Así­, poco a poco, supe que Liliana se habí­a casado joven, habí­a tenido dos hijos, habí­a terminado la secundaria con sus hijos y luego habí­a estudiado Letras, de grande. Supongo que cuando uno hace algo con decisión, con esa convicción que sale de las agallas, no hay forma de detenerlo. Y Lili tení­a eso, era una mujer de pasiones. Escribió siempre sobre algo que la enojaba o la enamoraba, que la movilizaba, que le parecí­a que podí­a ser injusto. Porque sus historias están llenas de esa gente que uno parece no ver en la calle, o los chicos a los que nadie presta atención. Sus historias son de aquellos descastados, de los que no tienen voz, de los silenciados. Una madre estudiando es alguien que presta atención a los demás de una forma que otros ni imaginan.

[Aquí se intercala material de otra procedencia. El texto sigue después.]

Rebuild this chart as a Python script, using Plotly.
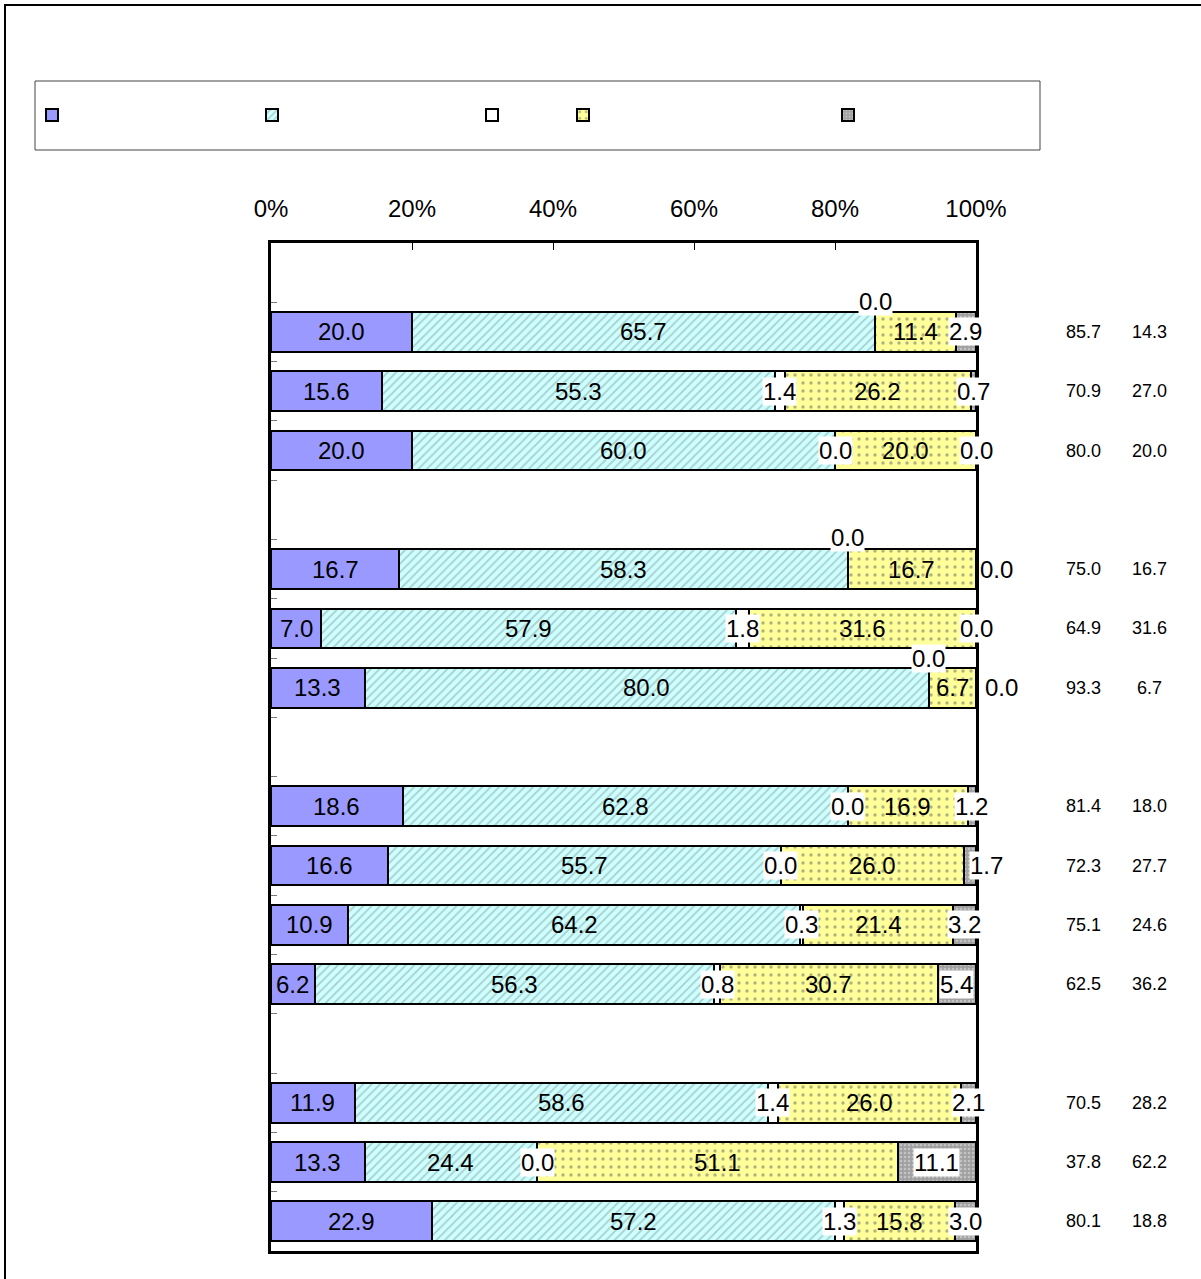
import plotly.graph_objects as go

# ---------------- data ----------------
slots = ["gap0", "r1", "r2", "r3", "gap1", "r4", "r5", "r6", "gap2",
         "r7", "r8", "r9", "r10", "gap3", "r11", "r12", "r13"]
rows = ["r1", "r2", "r3", "r4", "r5", "r6", "r7", "r8", "r9", "r10", "r11", "r12", "r13"]
series_names = ["\u00a0", "\u00a0", "\u00a0", "\u00a0", "\u00a0"]

s1 = [20.0, 15.6, 20.0, 16.7, 7.0, 13.3, 18.6, 16.6, 10.9, 6.2, 11.9, 13.3, 22.9]
s2 = [65.7, 55.3, 60.0, 58.3, 57.9, 80.0, 62.8, 55.7, 64.2, 56.3, 58.6, 24.4, 57.2]
s3 = [0.0, 1.4, 0.0, 0.0, 1.8, 0.0, 0.0, 0.0, 0.3, 0.8, 1.4, 0.0, 1.3]
s4 = [11.4, 26.2, 20.0, 16.7, 31.6, 6.7, 16.9, 26.0, 21.4, 30.7, 26.0, 51.1, 15.8]
s5 = [2.9, 0.7, 0.0, 0.0, 0.0, 0.0, 1.2, 1.7, 3.2, 5.4, 2.1, 11.1, 3.0]

pos_total = [85.7, 70.9, 80.0, 75.0, 64.9, 93.3, 81.4, 72.3, 75.1, 62.5, 70.5, 37.8, 80.1]
neg_total = [14.3, 27.0, 20.0, 16.7, 31.6, 6.7, 18.0, 27.7, 24.6, 36.2, 28.2, 62.2, 18.8]

x_ticks = [0, 20, 40, 60, 80, 100]
x_tick_labels = ["0%", "20%", "40%", "60%", "80%", "100%"]

# ---------------- styles ----------------
W, H = 1201, 1279
L, T = 271, 243
PW, PH = 705, 1008
R, B = W - L - PW, H - T - PH


def px_x(p):
    return (p - L) / PW


def px_y(p):
    return (T + PH - p) / PH


all_series = [s1, s2, s3, s4, s5]
markers = [
    dict(color="#9999FF", line=dict(color="black", width=2)),
    dict(color="#CCFFFF", line=dict(color="black", width=2),
         pattern=dict(shape="/", fgcolor="#8a9a9a", bgcolor="#CCFFFF", size=6, solidity=0.3)),
    dict(color="white", line=dict(color="black", width=2)),
    dict(color="#FFFF99", line=dict(color="black", width=2),
         pattern=dict(shape=".", fgcolor="#666666", bgcolor="#FFFF99", size=8, solidity=0.15)),
    dict(color="#A0A0A0", line=dict(color="black", width=2),
         pattern=dict(shape=".", fgcolor="#E6E6E6", bgcolor="#A0A0A0", size=4, solidity=0.35)),
]
legend_ids = ["legend", "legend2", "legend3", "legend4", "legend5"]
legend_centers_px = [52, 272, 492, 583, 848]
label_bg = [None, None, "white", None, "white"]
# label nudges (row index, series index) -> (xshift, yshift)
nudges = {(0, 2): (0, 30), (3, 2): (0, 32), (5, 2): (0, 29),
          (3, 4): (20, 0), (5, 4): (25, 0), (7, 4): (16, 0)}

FONT = "Liberation Sans, Arial, sans-serif"

fig = go.Figure()
for k, vals in enumerate(all_series):
    lookup = dict(zip(rows, vals))
    fig.add_trace(go.Bar(
        y=slots,
        x=[lookup.get(s) for s in slots],
        orientation="h",
        name=series_names[k],
        marker=markers[k],
        legend=legend_ids[k],
        hoverinfo="skip",
    ))

# data labels
annotations = []
for i, r in enumerate(rows):
    vals = [s[i] for s in all_series]
    total = sum(vals)
    cum = 0.0
    for k, v in enumerate(vals):
        center = (cum + v / 2.0) / total
        cum += v
        dx, dy = nudges.get((i, k), (0, 0))
        ann = dict(x=center, y=r, xref="paper", yref="y", text=f"{v:.1f}",
                   xanchor="center", yanchor="middle",
                   showarrow=False, font=dict(family=FONT, size=24, color="black"),
                   xshift=dx, yshift=dy, borderpad=0)
        if label_bg[k]:
            ann["bgcolor"] = label_bg[k]
        annotations.append(ann)
    for xp, val in ((1083, pos_total[i]), (1149, neg_total[i])):
        annotations.append(dict(x=px_x(xp), y=r, xref="paper", yref="y",
                                xanchor="center", yanchor="middle",
                                text=f"{val:.1f}", showarrow=False,
                                font=dict(family=FONT, size=18, color="black")))

shapes = [
    # outer frame
    dict(type="rect", xref="paper", yref="paper",
         x0=px_x(5), x1=px_x(1220), y0=px_y(1300), y1=px_y(5),
         line=dict(color="black", width=2), fillcolor="rgba(0,0,0,0)", layer="below"),
    # legend frame
    dict(type="rect", xref="paper", yref="paper",
         x0=px_x(35), x1=px_x(1040), y0=px_y(150), y1=px_y(81),
         line=dict(color="#444444", width=1), fillcolor="rgba(0,0,0,0)"),
]

layout_legends = {}
for k, lid in enumerate(legend_ids):
    layout_legends[lid] = dict(
        x=px_x(legend_centers_px[k] - 20), y=px_y(115),
        xanchor="left", yanchor="middle", orientation="h",
        bgcolor="rgba(0,0,0,0)", borderwidth=0,
        font=dict(family=FONT, size=12), itemclick=False,
    )

fig.update_layout(
    width=W, height=H,
    margin=dict(l=L, r=R, t=T, b=B, autoexpand=False),
    barmode="stack", barnorm="percent", bargap=0.33,
    plot_bgcolor="white", paper_bgcolor="white",
    showlegend=True,
    annotations=annotations,
    shapes=shapes,
    **layout_legends,
)
fig.update_xaxes(
    side="top", range=[0, 100], tickvals=x_ticks, ticktext=x_tick_labels,
    ticks="inside", ticklen=7, tickwidth=1, tickcolor="black",
    showgrid=False, zeroline=False,
    showline=True, linecolor="black", linewidth=2.5, mirror=True,
    tickfont=dict(family=FONT, size=24, color="black"),
    ticklabelstandoff=14, fixedrange=True,
)
fig.update_yaxes(
    type="category", categoryorder="array", categoryarray=slots,
    range=[len(slots) - 0.5, -0.5],
    showticklabels=False, ticks="inside", tickson="boundaries",
    ticklen=6, tickcolor="#777777",
    showgrid=False, zeroline=False,
    showline=True, linecolor="black", linewidth=2.5, mirror=True, fixedrange=True,
)

fig.write_html(
    "out.html",
    config={"displayModeBar": False},
    post_script="document.body.style.margin='0';document.body.style.overflow='hidden';",
)
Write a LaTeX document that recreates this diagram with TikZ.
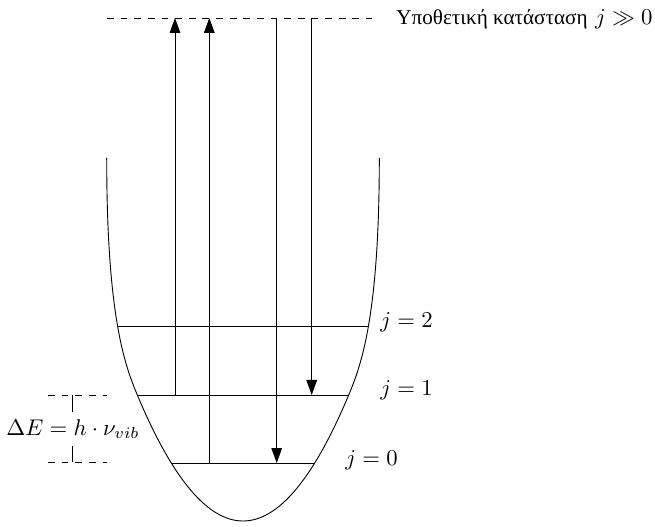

Por eso cada palabra en su literatura parece rescatada del olvido para ser enaltecida alrededor de una idea, intentando despertar una pasión, movilizar un recuerdo, acompañar en una decisión.

Las historias de Lili no son sólo fantásticas, ni juveniles, ni infantiles. Yo no podrí­a encasillar su literatura de esa manera y que un adulto se perdiera, por ejemplo, Amigos por el viento o que un libro como Sucedió en colores quede escondido en una repisa cuando puede desplegarse en una obra de teatro.

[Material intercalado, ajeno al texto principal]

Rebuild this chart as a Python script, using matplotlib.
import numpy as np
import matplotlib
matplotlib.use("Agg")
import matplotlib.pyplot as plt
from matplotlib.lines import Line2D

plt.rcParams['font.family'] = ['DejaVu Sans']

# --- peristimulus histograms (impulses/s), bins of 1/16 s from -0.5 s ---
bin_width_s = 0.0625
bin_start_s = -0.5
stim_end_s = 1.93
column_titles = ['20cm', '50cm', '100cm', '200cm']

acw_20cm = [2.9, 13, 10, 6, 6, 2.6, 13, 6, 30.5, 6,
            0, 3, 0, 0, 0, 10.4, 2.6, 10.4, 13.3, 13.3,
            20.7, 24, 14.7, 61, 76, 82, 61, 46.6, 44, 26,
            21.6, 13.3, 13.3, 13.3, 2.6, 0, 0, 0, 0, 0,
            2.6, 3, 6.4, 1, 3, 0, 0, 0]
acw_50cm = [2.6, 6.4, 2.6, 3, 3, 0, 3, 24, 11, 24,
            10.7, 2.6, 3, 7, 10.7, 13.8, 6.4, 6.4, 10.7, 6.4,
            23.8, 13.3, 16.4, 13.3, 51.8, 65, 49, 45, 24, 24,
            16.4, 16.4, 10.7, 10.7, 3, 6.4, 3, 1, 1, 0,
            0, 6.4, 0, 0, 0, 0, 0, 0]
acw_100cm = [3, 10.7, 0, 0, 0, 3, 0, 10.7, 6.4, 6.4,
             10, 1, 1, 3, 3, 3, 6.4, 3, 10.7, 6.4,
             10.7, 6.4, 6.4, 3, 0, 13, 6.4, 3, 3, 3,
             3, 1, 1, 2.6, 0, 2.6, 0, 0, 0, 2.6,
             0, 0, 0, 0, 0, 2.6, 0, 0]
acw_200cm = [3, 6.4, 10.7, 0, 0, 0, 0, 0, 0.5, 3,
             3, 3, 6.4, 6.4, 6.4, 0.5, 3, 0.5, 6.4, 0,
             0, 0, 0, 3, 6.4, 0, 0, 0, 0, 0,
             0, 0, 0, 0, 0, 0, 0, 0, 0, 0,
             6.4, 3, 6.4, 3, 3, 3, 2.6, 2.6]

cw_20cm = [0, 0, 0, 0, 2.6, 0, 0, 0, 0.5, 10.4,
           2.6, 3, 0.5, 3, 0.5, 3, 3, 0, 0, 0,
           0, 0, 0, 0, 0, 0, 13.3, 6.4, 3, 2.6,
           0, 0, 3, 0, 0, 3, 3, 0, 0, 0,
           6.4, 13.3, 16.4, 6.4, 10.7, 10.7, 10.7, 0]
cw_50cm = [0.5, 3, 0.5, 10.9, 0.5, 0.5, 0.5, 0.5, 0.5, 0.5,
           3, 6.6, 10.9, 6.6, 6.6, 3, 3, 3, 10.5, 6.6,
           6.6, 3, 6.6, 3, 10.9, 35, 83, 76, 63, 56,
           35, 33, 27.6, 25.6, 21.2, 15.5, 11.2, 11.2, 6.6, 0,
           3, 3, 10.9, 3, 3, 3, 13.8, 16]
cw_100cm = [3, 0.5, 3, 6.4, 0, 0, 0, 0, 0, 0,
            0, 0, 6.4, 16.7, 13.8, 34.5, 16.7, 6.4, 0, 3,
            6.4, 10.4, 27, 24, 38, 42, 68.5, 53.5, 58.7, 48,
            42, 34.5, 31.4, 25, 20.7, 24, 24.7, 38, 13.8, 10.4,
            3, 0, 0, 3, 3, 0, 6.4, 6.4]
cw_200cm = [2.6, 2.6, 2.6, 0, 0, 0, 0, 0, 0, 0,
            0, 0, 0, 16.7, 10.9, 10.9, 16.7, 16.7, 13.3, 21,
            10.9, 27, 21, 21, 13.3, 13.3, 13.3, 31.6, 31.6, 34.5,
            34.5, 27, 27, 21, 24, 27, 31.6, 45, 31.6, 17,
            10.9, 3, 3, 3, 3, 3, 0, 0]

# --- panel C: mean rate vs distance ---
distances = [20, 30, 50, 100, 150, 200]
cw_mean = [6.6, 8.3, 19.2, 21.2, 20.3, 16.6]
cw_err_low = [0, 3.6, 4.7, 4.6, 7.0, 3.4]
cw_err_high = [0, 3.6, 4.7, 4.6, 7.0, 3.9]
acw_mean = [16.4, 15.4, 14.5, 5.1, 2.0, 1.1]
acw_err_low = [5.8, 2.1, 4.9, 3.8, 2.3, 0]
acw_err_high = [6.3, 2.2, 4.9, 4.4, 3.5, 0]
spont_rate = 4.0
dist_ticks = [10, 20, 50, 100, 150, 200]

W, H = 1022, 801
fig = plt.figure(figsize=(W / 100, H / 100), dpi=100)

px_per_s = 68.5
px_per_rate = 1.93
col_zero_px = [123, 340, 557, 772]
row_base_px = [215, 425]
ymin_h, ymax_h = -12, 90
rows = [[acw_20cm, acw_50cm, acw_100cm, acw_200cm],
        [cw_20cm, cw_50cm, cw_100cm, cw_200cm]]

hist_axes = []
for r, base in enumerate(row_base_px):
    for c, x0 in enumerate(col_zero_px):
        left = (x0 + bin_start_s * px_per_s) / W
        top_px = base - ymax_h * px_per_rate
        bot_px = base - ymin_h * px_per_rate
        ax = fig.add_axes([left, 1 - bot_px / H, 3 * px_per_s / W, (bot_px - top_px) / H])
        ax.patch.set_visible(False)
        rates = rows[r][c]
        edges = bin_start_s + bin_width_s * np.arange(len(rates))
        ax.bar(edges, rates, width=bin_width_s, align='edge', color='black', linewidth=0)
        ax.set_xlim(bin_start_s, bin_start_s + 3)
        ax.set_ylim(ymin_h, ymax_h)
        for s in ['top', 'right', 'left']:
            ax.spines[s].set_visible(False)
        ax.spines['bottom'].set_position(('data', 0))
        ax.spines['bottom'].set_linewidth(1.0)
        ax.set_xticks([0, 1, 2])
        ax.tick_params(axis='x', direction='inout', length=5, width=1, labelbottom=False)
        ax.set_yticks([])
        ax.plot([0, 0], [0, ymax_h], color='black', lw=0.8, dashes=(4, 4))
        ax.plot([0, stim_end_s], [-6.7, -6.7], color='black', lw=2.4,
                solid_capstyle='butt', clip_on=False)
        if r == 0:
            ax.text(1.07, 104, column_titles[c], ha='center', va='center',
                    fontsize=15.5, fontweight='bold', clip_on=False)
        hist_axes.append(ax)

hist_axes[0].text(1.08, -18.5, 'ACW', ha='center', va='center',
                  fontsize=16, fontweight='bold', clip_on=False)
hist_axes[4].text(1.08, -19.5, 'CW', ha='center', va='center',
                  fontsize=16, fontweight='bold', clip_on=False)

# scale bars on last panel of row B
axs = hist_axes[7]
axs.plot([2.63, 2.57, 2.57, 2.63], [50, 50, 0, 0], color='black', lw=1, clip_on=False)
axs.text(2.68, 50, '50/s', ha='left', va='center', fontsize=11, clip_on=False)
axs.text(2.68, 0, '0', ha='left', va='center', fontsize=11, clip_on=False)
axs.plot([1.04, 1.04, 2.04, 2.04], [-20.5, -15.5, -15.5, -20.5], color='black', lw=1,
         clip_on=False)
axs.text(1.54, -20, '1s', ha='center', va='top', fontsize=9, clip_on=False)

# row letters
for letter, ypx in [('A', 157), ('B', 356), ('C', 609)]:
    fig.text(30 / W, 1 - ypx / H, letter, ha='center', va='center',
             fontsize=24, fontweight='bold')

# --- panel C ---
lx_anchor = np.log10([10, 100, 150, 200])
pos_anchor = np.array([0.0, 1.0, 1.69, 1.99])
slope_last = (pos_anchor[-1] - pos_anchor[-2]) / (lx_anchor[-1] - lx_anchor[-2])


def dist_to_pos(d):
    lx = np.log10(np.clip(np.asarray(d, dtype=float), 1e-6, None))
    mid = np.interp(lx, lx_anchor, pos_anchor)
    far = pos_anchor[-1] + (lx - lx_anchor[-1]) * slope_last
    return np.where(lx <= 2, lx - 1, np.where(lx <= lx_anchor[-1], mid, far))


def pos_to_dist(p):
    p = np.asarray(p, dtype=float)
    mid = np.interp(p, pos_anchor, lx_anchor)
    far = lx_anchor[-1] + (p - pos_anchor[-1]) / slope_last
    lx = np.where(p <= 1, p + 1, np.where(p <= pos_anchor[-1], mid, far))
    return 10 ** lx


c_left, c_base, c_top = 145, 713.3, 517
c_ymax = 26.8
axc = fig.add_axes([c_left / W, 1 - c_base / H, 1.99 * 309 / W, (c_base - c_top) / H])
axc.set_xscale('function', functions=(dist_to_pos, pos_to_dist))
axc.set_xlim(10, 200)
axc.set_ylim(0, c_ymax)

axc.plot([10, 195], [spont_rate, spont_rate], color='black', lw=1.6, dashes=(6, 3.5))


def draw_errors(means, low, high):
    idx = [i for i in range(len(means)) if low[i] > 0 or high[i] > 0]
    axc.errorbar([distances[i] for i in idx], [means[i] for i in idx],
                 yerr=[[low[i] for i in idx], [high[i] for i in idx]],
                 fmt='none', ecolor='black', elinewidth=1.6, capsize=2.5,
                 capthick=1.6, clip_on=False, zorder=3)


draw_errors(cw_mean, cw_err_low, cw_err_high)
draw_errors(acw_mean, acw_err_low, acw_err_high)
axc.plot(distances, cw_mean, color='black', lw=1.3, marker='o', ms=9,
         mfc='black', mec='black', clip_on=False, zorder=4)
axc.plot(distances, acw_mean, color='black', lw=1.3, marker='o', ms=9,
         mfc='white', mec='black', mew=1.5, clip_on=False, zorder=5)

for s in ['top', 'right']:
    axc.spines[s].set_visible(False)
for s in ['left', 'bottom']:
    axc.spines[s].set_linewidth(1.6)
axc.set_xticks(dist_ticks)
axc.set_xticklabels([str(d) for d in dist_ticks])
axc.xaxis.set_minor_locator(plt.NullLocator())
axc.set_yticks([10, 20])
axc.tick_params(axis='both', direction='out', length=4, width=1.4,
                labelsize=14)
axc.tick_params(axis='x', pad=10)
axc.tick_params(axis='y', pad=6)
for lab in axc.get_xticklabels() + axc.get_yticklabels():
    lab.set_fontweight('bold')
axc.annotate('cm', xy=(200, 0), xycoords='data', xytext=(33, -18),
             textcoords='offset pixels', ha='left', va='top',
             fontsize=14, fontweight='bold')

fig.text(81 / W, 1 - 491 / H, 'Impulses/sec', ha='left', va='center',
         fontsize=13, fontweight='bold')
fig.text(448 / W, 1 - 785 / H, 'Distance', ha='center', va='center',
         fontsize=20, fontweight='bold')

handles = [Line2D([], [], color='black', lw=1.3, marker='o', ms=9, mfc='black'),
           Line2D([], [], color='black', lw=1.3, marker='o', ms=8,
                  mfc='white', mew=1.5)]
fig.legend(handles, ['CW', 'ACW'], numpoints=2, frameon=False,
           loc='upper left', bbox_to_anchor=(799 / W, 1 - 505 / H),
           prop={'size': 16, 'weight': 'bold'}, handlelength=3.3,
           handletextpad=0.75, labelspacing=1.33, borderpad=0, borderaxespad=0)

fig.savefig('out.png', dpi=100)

Liliana era tan generosa que casi no tení­a tiempo para ella. Siempre parecí­a estar haciendo para otros. Así­ un dí­a, en el I Encuentro Tolkien internacional, en Mendoza, nos encontramos Márgara Averbach y yo ante la sorpresa que la conferencia que todos esperábamos de ella, se referí­a a nuestra literatura, y nuestro posicionamiento polí­tico y social en nuestras novelas. Ahí­ estábamos, dos escritores que la amábamos, descubiertos en nuestras ideas con tanto cariño y respeto que redescubrimos nuestros textos. Pero aquella tarde recuerdo que pasó otra cosa fabulosa: Liliana habí­a descubierto algunas ideas sobre el resto de la saga que yo no le habí­a contado, y que ella explicó con el ojo de aquel que no lee en la superficie sino que desentraña lo más profundo de la expresión escrita.

Supongo que más acá o más allá de la conciencia, Liliana leí­a buscando el alma, la esencia, esa magia mí­tica que convierte a un autor en inmortal. Porque Lili le tení­a miedo a la muerte, y en el camino de dejar en el mundo la semilla de una idea, los hijos de papel y su alma en un libro, encontró la inmortalidad más allá de sus palabras impresas, los árboles que dan sombra o los hijos que llevan el legado. Su mano ahora escribe en mi mano, en la de sus alumnos, sus colegas, sus seguidores. Porque es imposible no sentir el susurro de sus palabras en cada idea, en cada página, en el camino que todaví­a transita con nuestros pies de prestado.